** The task **
Write out the data below exactly as given, without any of its pictures.

** Source excerpt **
====

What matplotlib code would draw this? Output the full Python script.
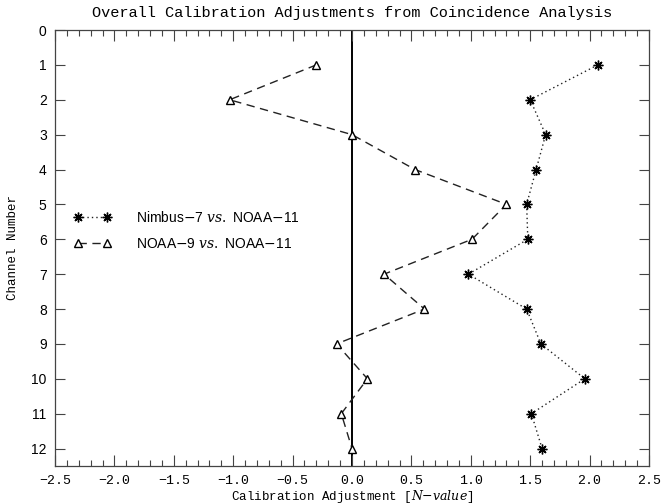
import matplotlib
matplotlib.use("Agg")
import matplotlib.pyplot as plt
from matplotlib.ticker import MultipleLocator

# Calibration adjustments (N-value) per channel
channels = [1, 2, 3, 4, 5, 6, 7, 8, 9, 10, 11, 12]
nimbus7_vs_noaa11 = [2.07, 1.50, 1.63, 1.55, 1.47, 1.48, 0.98, 1.47, 1.59, 1.96, 1.51, 1.60]
noaa9_vs_noaa11 = [-0.30, -1.03, 0.00, 0.53, 1.30, 1.01, 0.27, 0.61, -0.13, 0.13, -0.09, 0.00]

x_ticks = [-2.5, -2.0, -1.5, -1.0, -0.5, 0.0, 0.5, 1.0, 1.5, 2.0, 2.5]
y_ticks = list(range(0, 13))

mono = "Liberation Mono"
sans = "Liberation Sans"
plt.rcParams["mathtext.fontset"] = "custom"
plt.rcParams["mathtext.it"] = "DejaVu Serif:italic"
plt.rcParams["mathtext.rm"] = "DejaVu Serif"

fig = plt.figure(figsize=(6.72, 5.04), dpi=100)
ax = fig.add_axes([55 / 672, 1 - 466 / 504, 594 / 672, 436 / 504])

ax.axvline(0.0, color="black", lw=1.4, zorder=1)

ax.plot(nimbus7_vs_noaa11, channels, linestyle=(0, (1, 2.2)), color="#222222", lw=1.0,
        marker=(8, 2, 0), markersize=7, markeredgewidth=1.0, markeredgecolor="black",
        label=r"Nimbus$-$7 $\mathit{vs.}$ NOAA$-$11", zorder=3)
ax.plot(noaa9_vs_noaa11, channels, linestyle=(0, (6, 4)), color="#222222", lw=1.0,
        marker="^", markersize=6, markerfacecolor="white", markeredgewidth=1.0,
        markeredgecolor="black",
        label=r"NOAA$-$9 $\mathit{vs.}$ NOAA$-$11", zorder=3)

ax.set_xlim(-2.5, 2.5)
ax.set_ylim(12.5, 0)
ax.set_xticks(x_ticks)
ax.set_xticklabels([f"{v:.1f}".replace("-", "\u2212") for v in x_ticks],
                   fontfamily=mono, fontsize=9.5)
ax.xaxis.set_minor_locator(MultipleLocator(0.1))
ax.set_yticks(y_ticks)
ax.set_yticklabels([str(v) for v in y_ticks], fontfamily=sans, fontsize=10)

ax.tick_params(axis="x", which="major", direction="in", top=True, bottom=True,
               length=8, width=0.8, color="#444444", pad=6.5)
ax.tick_params(axis="x", which="minor", direction="in", top=True, bottom=True,
               length=4, width=0.8, color="#444444")
ax.tick_params(axis="y", which="major", direction="in", left=True, right=True,
               length=7, width=0.8, color="#444444", pad=6)

for sp in ax.spines.values():
    sp.set_linewidth(0.9)
    sp.set_color("#444444")

ax.set_title("Overall Calibration Adjustments from Coincidence Analysis",
             fontfamily=mono, fontsize=11, pad=9)
ax.set_xlabel(r"Calibration Adjustment [$N\mathit{-value}$]", fontfamily=mono,
              fontsize=9, labelpad=1)
ax.set_ylabel("Channel Number", fontfamily=mono, fontsize=9, labelpad=9)

leg = ax.legend(loc="upper left", bbox_to_anchor=(0.01, 0.615), frameon=False,
                numpoints=2, handlelength=2.7, handletextpad=1.8, labelspacing=0.85,
                prop={"family": sans, "size": 10})

fig.savefig("out.png", dpi=100)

====

** Full answer **
What matplotlib code would draw this? Output the full Python script.
import matplotlib
matplotlib.use("Agg")
import matplotlib.pyplot as plt
from matplotlib.ticker import MultipleLocator

# Calibration adjustments (N-value) per channel
channels = [1, 2, 3, 4, 5, 6, 7, 8, 9, 10, 11, 12]
nimbus7_vs_noaa11 = [2.07, 1.50, 1.63, 1.55, 1.47, 1.48, 0.98, 1.47, 1.59, 1.96, 1.51, 1.60]
noaa9_vs_noaa11 = [-0.30, -1.03, 0.00, 0.53, 1.30, 1.01, 0.27, 0.61, -0.13, 0.13, -0.09, 0.00]

x_ticks = [-2.5, -2.0, -1.5, -1.0, -0.5, 0.0, 0.5, 1.0, 1.5, 2.0, 2.5]
y_ticks = list(range(0, 13))

mono = "Liberation Mono"
sans = "Liberation Sans"
plt.rcParams["mathtext.fontset"] = "custom"
plt.rcParams["mathtext.it"] = "DejaVu Serif:italic"
plt.rcParams["mathtext.rm"] = "DejaVu Serif"

fig = plt.figure(figsize=(6.72, 5.04), dpi=100)
ax = fig.add_axes([55 / 672, 1 - 466 / 504, 594 / 672, 436 / 504])

ax.axvline(0.0, color="black", lw=1.4, zorder=1)

ax.plot(nimbus7_vs_noaa11, channels, linestyle=(0, (1, 2.2)), color="#222222", lw=1.0,
        marker=(8, 2, 0), markersize=7, markeredgewidth=1.0, markeredgecolor="black",
        label=r"Nimbus$-$7 $\mathit{vs.}$ NOAA$-$11", zorder=3)
ax.plot(noaa9_vs_noaa11, channels, linestyle=(0, (6, 4)), color="#222222", lw=1.0,
        marker="^", markersize=6, markerfacecolor="white", markeredgewidth=1.0,
        markeredgecolor="black",
        label=r"NOAA$-$9 $\mathit{vs.}$ NOAA$-$11", zorder=3)

ax.set_xlim(-2.5, 2.5)
ax.set_ylim(12.5, 0)
ax.set_xticks(x_ticks)
ax.set_xticklabels([f"{v:.1f}".replace("-", "\u2212") for v in x_ticks],
                   fontfamily=mono, fontsize=9.5)
ax.xaxis.set_minor_locator(MultipleLocator(0.1))
ax.set_yticks(y_ticks)
ax.set_yticklabels([str(v) for v in y_ticks], fontfamily=sans, fontsize=10)

ax.tick_params(axis="x", which="major", direction="in", top=True, bottom=True,
               length=8, width=0.8, color="#444444", pad=6.5)
ax.tick_params(axis="x", which="minor", direction="in", top=True, bottom=True,
               length=4, width=0.8, color="#444444")
ax.tick_params(axis="y", which="major", direction="in", left=True, right=True,
               length=7, width=0.8, color="#444444", pad=6)

for sp in ax.spines.values():
    sp.set_linewidth(0.9)
    sp.set_color("#444444")

ax.set_title("Overall Calibration Adjustments from Coincidence Analysis",
             fontfamily=mono, fontsize=11, pad=9)
ax.set_xlabel(r"Calibration Adjustment [$N\mathit{-value}$]", fontfamily=mono,
              fontsize=9, labelpad=1)
ax.set_ylabel("Channel Number", fontfamily=mono, fontsize=9, labelpad=9)

leg = ax.legend(loc="upper left", bbox_to_anchor=(0.01, 0.615), frameon=False,
                numpoints=2, handlelength=2.7, handletextpad=1.8, labelspacing=0.85,
                prop={"family": sans, "size": 10})

fig.savefig("out.png", dpi=100)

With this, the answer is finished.